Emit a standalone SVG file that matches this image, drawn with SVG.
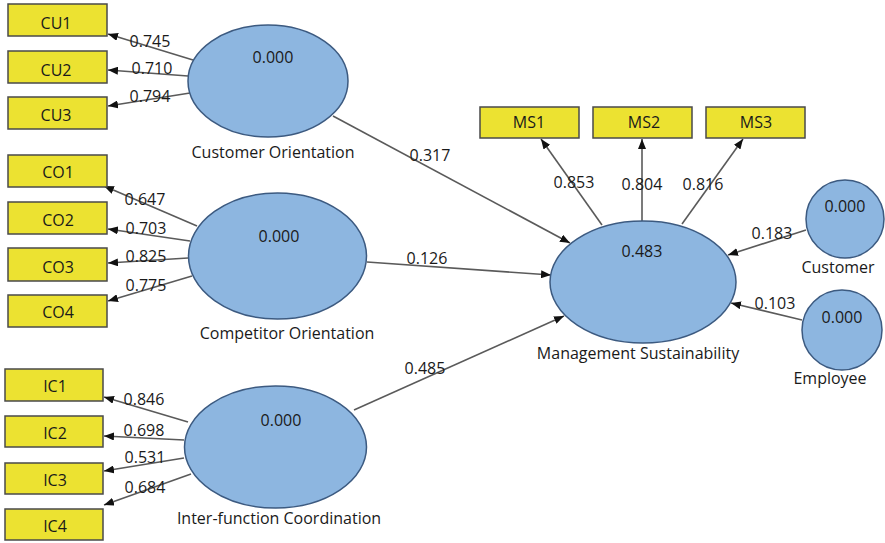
<svg xmlns="http://www.w3.org/2000/svg" width="885" height="543" viewBox="0 0 885 543">
<defs>
<marker id="ah" markerWidth="10" markerHeight="8" refX="10" refY="4" orient="auto" markerUnits="userSpaceOnUse">
<path d="M0,0 L10,4 L0,8 Z" fill="#111"/>
</marker>
<style>
.box{fill:#ece231;stroke:#4a4a4a;stroke-width:1.5}
.lv{fill:#8db6e0;stroke:#3c5a80;stroke-width:1.5}
.ln{stroke:#5a5a5a;stroke-width:1.6;fill:none;marker-end:url(#ah)}
text{font-family:"Open Sans","DejaVu Sans",sans-serif;fill:#1a1a1a}
.t{font-size:16px}
.b{font-size:16px;text-anchor:middle}
.c{text-anchor:middle}
</style>
</defs>
<rect width="885" height="543" fill="#ffffff"/>
<g id="connectors">
<line class="ln" x1="193" y1="60" x2="108" y2="34"/>
<line class="ln" x1="188" y1="76" x2="108" y2="70"/>
<line class="ln" x1="190" y1="93" x2="108" y2="106"/>
<line class="ln" x1="197" y1="226" x2="104" y2="186"/>
<line class="ln" x1="190" y1="241" x2="108" y2="229"/>
<line class="ln" x1="188" y1="258" x2="108" y2="263"/>
<line class="ln" x1="192" y1="276" x2="108" y2="301"/>
<line class="ln" x1="188" y1="422" x2="104" y2="397"/>
<line class="ln" x1="184" y1="440" x2="104" y2="436"/>
<line class="ln" x1="184" y1="458" x2="104" y2="471"/>
<line class="ln" x1="191" y1="474" x2="104" y2="505"/>
<line class="ln" x1="333" y1="116" x2="570" y2="243"/>
<line class="ln" x1="367" y1="262" x2="551" y2="275"/>
<line class="ln" x1="354" y1="410" x2="564" y2="316"/>
<line class="ln" x1="602" y1="225" x2="541" y2="139"/>
<line class="ln" x1="642" y1="221" x2="642" y2="139"/>
<line class="ln" x1="682" y1="224" x2="743" y2="139"/>
<line class="ln" x1="806" y1="230" x2="728" y2="255"/>
<line class="ln" x1="802" y1="320" x2="731" y2="303"/>
<text class="t" x="150" y="47" text-anchor="middle">0.745</text>
<text class="t" x="152" y="74" text-anchor="middle">0.710</text>
<text class="t" x="150" y="102" text-anchor="middle">0.794</text>
<text class="t" x="145" y="205" text-anchor="middle">0.647</text>
<text class="t" x="146" y="234" text-anchor="middle">0.703</text>
<text class="t" x="146" y="262" text-anchor="middle">0.825</text>
<text class="t" x="146" y="291" text-anchor="middle">0.775</text>
<text class="t" x="144" y="405" text-anchor="middle">0.846</text>
<text class="t" x="144" y="436" text-anchor="middle">0.698</text>
<text class="t" x="145" y="463" text-anchor="middle">0.531</text>
<text class="t" x="145" y="493" text-anchor="middle">0.684</text>
<text class="t" x="430" y="161" text-anchor="middle">0.317</text>
<text class="t" x="427" y="264" text-anchor="middle">0.126</text>
<text class="t" x="425" y="374" text-anchor="middle">0.485</text>
<text class="t" x="574" y="188" text-anchor="middle">0.853</text>
<text class="t" x="642" y="190" text-anchor="middle">0.804</text>
<text class="t" x="703" y="190" text-anchor="middle">0.816</text>
<text class="t" x="772" y="239" text-anchor="middle">0.183</text>
<text class="t" x="775" y="309" text-anchor="middle">0.103</text>
</g>
<g id="CU1"><rect class="box" x="8" y="4" width="99" height="32"/><text class="b" x="56" y="29">CU1</text></g>
<g id="CU2"><rect class="box" x="8" y="51" width="99" height="32"/><text class="b" x="56" y="76">CU2</text></g>
<g id="CU3"><rect class="box" x="8" y="97" width="99" height="32"/><text class="b" x="56" y="121">CU3</text></g>
<g id="CO1"><rect class="box" x="8" y="155" width="99" height="32"/><text class="b" x="58" y="178">CO1</text></g>
<g id="CO2"><rect class="box" x="8" y="202" width="99" height="32"/><text class="b" x="58" y="226">CO2</text></g>
<g id="CO3"><rect class="box" x="8" y="248" width="99" height="33"/><text class="b" x="58" y="273">CO3</text></g>
<g id="CO4"><rect class="box" x="8" y="295" width="99" height="32"/><text class="b" x="58" y="318">CO4</text></g>
<g id="IC1"><rect class="box" x="5" y="369" width="98" height="32"/><text class="b" x="55" y="392">IC1</text></g>
<g id="IC2"><rect class="box" x="5" y="416" width="98" height="31"/><text class="b" x="55" y="439">IC2</text></g>
<g id="IC3"><rect class="box" x="5" y="463" width="98" height="31"/><text class="b" x="55" y="486">IC3</text></g>
<g id="IC4"><rect class="box" x="5" y="509" width="98" height="31"/><text class="b" x="55" y="532">IC4</text></g>
<g id="MS1"><rect class="box" x="480" y="107" width="99" height="31"/><text class="b" x="529" y="128">MS1</text></g>
<g id="MS2"><rect class="box" x="593" y="107" width="99" height="31"/><text class="b" x="644" y="128">MS2</text></g>
<g id="MS3"><rect class="box" x="706" y="107" width="99" height="31"/><text class="b" x="756" y="128">MS3</text></g>
<g id="CustomerOrientation"><ellipse class="lv" cx="268" cy="81" rx="80" ry="56"/><text class="t c" x="273" y="63">0.000</text><text class="t c" x="273" y="158">Customer Orientation</text></g>
<g id="CompetitorOrientation"><ellipse class="lv" cx="277.5" cy="256" rx="89" ry="63"/><text class="t c" x="279" y="242">0.000</text><text class="t c" x="287" y="339">Competitor Orientation</text></g>
<g id="InterfunctionCoordination"><ellipse class="lv" cx="275.5" cy="447" rx="91" ry="61"/><text class="t c" x="281" y="426">0.000</text><text class="t c" x="279" y="524">Inter-function Coordination</text></g>
<g id="ManagementSustainability"><ellipse class="lv" cx="643" cy="282" rx="93" ry="61"/><text class="t c" x="642" y="257">0.483</text><text class="t c" x="638" y="359">Management Sustainability</text></g>
<g id="Customer"><circle class="lv" cx="845" cy="219" r="39"/><text class="t c" x="845" y="212">0.000</text><text class="t c" x="838" y="273">Customer</text></g>
<g id="Employee"><circle class="lv" cx="842" cy="330" r="40"/><text class="t c" x="842" y="323">0.000</text><text class="t c" x="830" y="384">Employee</text></g>
</svg>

■ GIVEN PROBLEM ■
Without including any picture, repeat the data exactly.

■ REPLY ■
Emit a standalone SVG file that matches this image, drawn with SVG.
<svg xmlns="http://www.w3.org/2000/svg" width="885" height="543" viewBox="0 0 885 543">
<defs>
<marker id="ah" markerWidth="10" markerHeight="8" refX="10" refY="4" orient="auto" markerUnits="userSpaceOnUse">
<path d="M0,0 L10,4 L0,8 Z" fill="#111"/>
</marker>
<style>
.box{fill:#ece231;stroke:#4a4a4a;stroke-width:1.5}
.lv{fill:#8db6e0;stroke:#3c5a80;stroke-width:1.5}
.ln{stroke:#5a5a5a;stroke-width:1.6;fill:none;marker-end:url(#ah)}
text{font-family:"Open Sans","DejaVu Sans",sans-serif;fill:#1a1a1a}
.t{font-size:16px}
.b{font-size:16px;text-anchor:middle}
.c{text-anchor:middle}
</style>
</defs>
<rect width="885" height="543" fill="#ffffff"/>
<g id="connectors">
<line class="ln" x1="193" y1="60" x2="108" y2="34"/>
<line class="ln" x1="188" y1="76" x2="108" y2="70"/>
<line class="ln" x1="190" y1="93" x2="108" y2="106"/>
<line class="ln" x1="197" y1="226" x2="104" y2="186"/>
<line class="ln" x1="190" y1="241" x2="108" y2="229"/>
<line class="ln" x1="188" y1="258" x2="108" y2="263"/>
<line class="ln" x1="192" y1="276" x2="108" y2="301"/>
<line class="ln" x1="188" y1="422" x2="104" y2="397"/>
<line class="ln" x1="184" y1="440" x2="104" y2="436"/>
<line class="ln" x1="184" y1="458" x2="104" y2="471"/>
<line class="ln" x1="191" y1="474" x2="104" y2="505"/>
<line class="ln" x1="333" y1="116" x2="570" y2="243"/>
<line class="ln" x1="367" y1="262" x2="551" y2="275"/>
<line class="ln" x1="354" y1="410" x2="564" y2="316"/>
<line class="ln" x1="602" y1="225" x2="541" y2="139"/>
<line class="ln" x1="642" y1="221" x2="642" y2="139"/>
<line class="ln" x1="682" y1="224" x2="743" y2="139"/>
<line class="ln" x1="806" y1="230" x2="728" y2="255"/>
<line class="ln" x1="802" y1="320" x2="731" y2="303"/>
<text class="t" x="150" y="47" text-anchor="middle">0.745</text>
<text class="t" x="152" y="74" text-anchor="middle">0.710</text>
<text class="t" x="150" y="102" text-anchor="middle">0.794</text>
<text class="t" x="145" y="205" text-anchor="middle">0.647</text>
<text class="t" x="146" y="234" text-anchor="middle">0.703</text>
<text class="t" x="146" y="262" text-anchor="middle">0.825</text>
<text class="t" x="146" y="291" text-anchor="middle">0.775</text>
<text class="t" x="144" y="405" text-anchor="middle">0.846</text>
<text class="t" x="144" y="436" text-anchor="middle">0.698</text>
<text class="t" x="145" y="463" text-anchor="middle">0.531</text>
<text class="t" x="145" y="493" text-anchor="middle">0.684</text>
<text class="t" x="430" y="161" text-anchor="middle">0.317</text>
<text class="t" x="427" y="264" text-anchor="middle">0.126</text>
<text class="t" x="425" y="374" text-anchor="middle">0.485</text>
<text class="t" x="574" y="188" text-anchor="middle">0.853</text>
<text class="t" x="642" y="190" text-anchor="middle">0.804</text>
<text class="t" x="703" y="190" text-anchor="middle">0.816</text>
<text class="t" x="772" y="239" text-anchor="middle">0.183</text>
<text class="t" x="775" y="309" text-anchor="middle">0.103</text>
</g>
<g id="CU1"><rect class="box" x="8" y="4" width="99" height="32"/><text class="b" x="56" y="29">CU1</text></g>
<g id="CU2"><rect class="box" x="8" y="51" width="99" height="32"/><text class="b" x="56" y="76">CU2</text></g>
<g id="CU3"><rect class="box" x="8" y="97" width="99" height="32"/><text class="b" x="56" y="121">CU3</text></g>
<g id="CO1"><rect class="box" x="8" y="155" width="99" height="32"/><text class="b" x="58" y="178">CO1</text></g>
<g id="CO2"><rect class="box" x="8" y="202" width="99" height="32"/><text class="b" x="58" y="226">CO2</text></g>
<g id="CO3"><rect class="box" x="8" y="248" width="99" height="33"/><text class="b" x="58" y="273">CO3</text></g>
<g id="CO4"><rect class="box" x="8" y="295" width="99" height="32"/><text class="b" x="58" y="318">CO4</text></g>
<g id="IC1"><rect class="box" x="5" y="369" width="98" height="32"/><text class="b" x="55" y="392">IC1</text></g>
<g id="IC2"><rect class="box" x="5" y="416" width="98" height="31"/><text class="b" x="55" y="439">IC2</text></g>
<g id="IC3"><rect class="box" x="5" y="463" width="98" height="31"/><text class="b" x="55" y="486">IC3</text></g>
<g id="IC4"><rect class="box" x="5" y="509" width="98" height="31"/><text class="b" x="55" y="532">IC4</text></g>
<g id="MS1"><rect class="box" x="480" y="107" width="99" height="31"/><text class="b" x="529" y="128">MS1</text></g>
<g id="MS2"><rect class="box" x="593" y="107" width="99" height="31"/><text class="b" x="644" y="128">MS2</text></g>
<g id="MS3"><rect class="box" x="706" y="107" width="99" height="31"/><text class="b" x="756" y="128">MS3</text></g>
<g id="CustomerOrientation"><ellipse class="lv" cx="268" cy="81" rx="80" ry="56"/><text class="t c" x="273" y="63">0.000</text><text class="t c" x="273" y="158">Customer Orientation</text></g>
<g id="CompetitorOrientation"><ellipse class="lv" cx="277.5" cy="256" rx="89" ry="63"/><text class="t c" x="279" y="242">0.000</text><text class="t c" x="287" y="339">Competitor Orientation</text></g>
<g id="InterfunctionCoordination"><ellipse class="lv" cx="275.5" cy="447" rx="91" ry="61"/><text class="t c" x="281" y="426">0.000</text><text class="t c" x="279" y="524">Inter-function Coordination</text></g>
<g id="ManagementSustainability"><ellipse class="lv" cx="643" cy="282" rx="93" ry="61"/><text class="t c" x="642" y="257">0.483</text><text class="t c" x="638" y="359">Management Sustainability</text></g>
<g id="Customer"><circle class="lv" cx="845" cy="219" r="39"/><text class="t c" x="845" y="212">0.000</text><text class="t c" x="838" y="273">Customer</text></g>
<g id="Employee"><circle class="lv" cx="842" cy="330" r="40"/><text class="t c" x="842" y="323">0.000</text><text class="t c" x="830" y="384">Employee</text></g>
</svg>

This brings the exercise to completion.